A set of ancient stone tools found in northern Spain is giving fresh weight to the idea that North Africa shaped early human technology in Europe far earlier than many researchers thought. The study centers on stone tools from the Revilleja de Valparaíso site and argues that North Africa may have influenced the Iberian Peninsula about 700,000 years ago.

The study, published in Quaternary Science Reviews, was led by Francisco-Javier García-Vadillo of the Catalan Institute of Human Paleoecology and Social Evolution (IPHES) in Spain.

The team examined a quartzite tool assemblage from Revilleja de Valparaíso, a site near Hortigüela in Burgos. The tools were recovered from an alluvial deposit in a strategic river corridor between the Arlanza and Valparaíso rivers.

Researchers dated the deposit to about 696,000 years ago, with an uncertainty of 32,000 years. They used two independent methods, terrestrial cosmogenic nuclides and electron spin resonance on quartz, and then combined the results through Bayesian modeling.

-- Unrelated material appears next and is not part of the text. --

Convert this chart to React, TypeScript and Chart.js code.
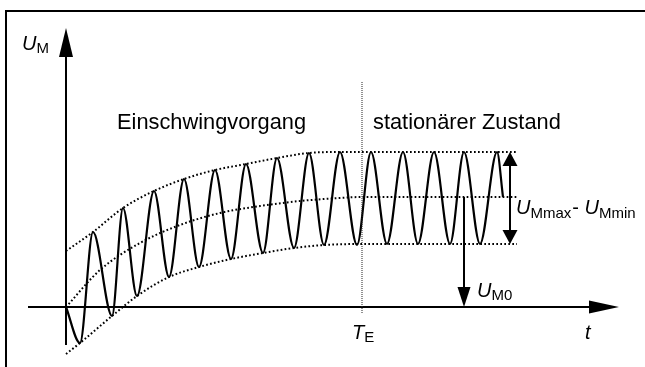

Stone tools in North Africa gain an earlier European context

Researchers say Revilleja de Valparaíso is the first Large Flake Acheulean site in Western Europe with this kind of numerical date from that period. They argue that this pushes back the presence of this technological tradition in Iberia and challenges the view that such influence arrived much later.

The excavated assemblage is small, with 13 artifacts recovered in a stratigraphic context. Ten came from the lower gravel layer that was directly tied to the dating results. The pieces include flakes, cores, handaxes, picks, and a chopping tool.

Diagram of a handaxe showing distal fracture
Diagram of a handaxe showing distal fracture. Credit: Francisco-Javier García-Vadillo / CC BY-NC-ND 4.0

Most were made from local quartzite. Several of the large cutting tools were shaped on flakes, a key feature that researchers link to the Large Flake Acheulean tradition.

The study argues that these traits connect the Spanish site more closely to Acheulean traditions seen in North Africa than to early Acheulean sites north of the Pyrenees.

In particular, researchers point to the large flakes, the shaping of handaxes on flakes, and the range of large cutting tools. They say those features match technological patterns documented in North African assemblages.

Spanish site points to an earlier cross-Mediterranean tool tradition

The study also argues that Western Europe around 700,000 years ago did not host a single, uniform Acheulean culture. Instead, researchers describe a more complex picture.

They say one tradition developed north of the Pyrenees, while another, tied to the Large Flake Acheulean, reached Iberia from south of the Strait of Gibraltar.

Researchers say the findings place the roots of the Iberian Acheulean earlier than 500,000 years ago and suggest the Strait of Gibraltar was not a late or secondary route.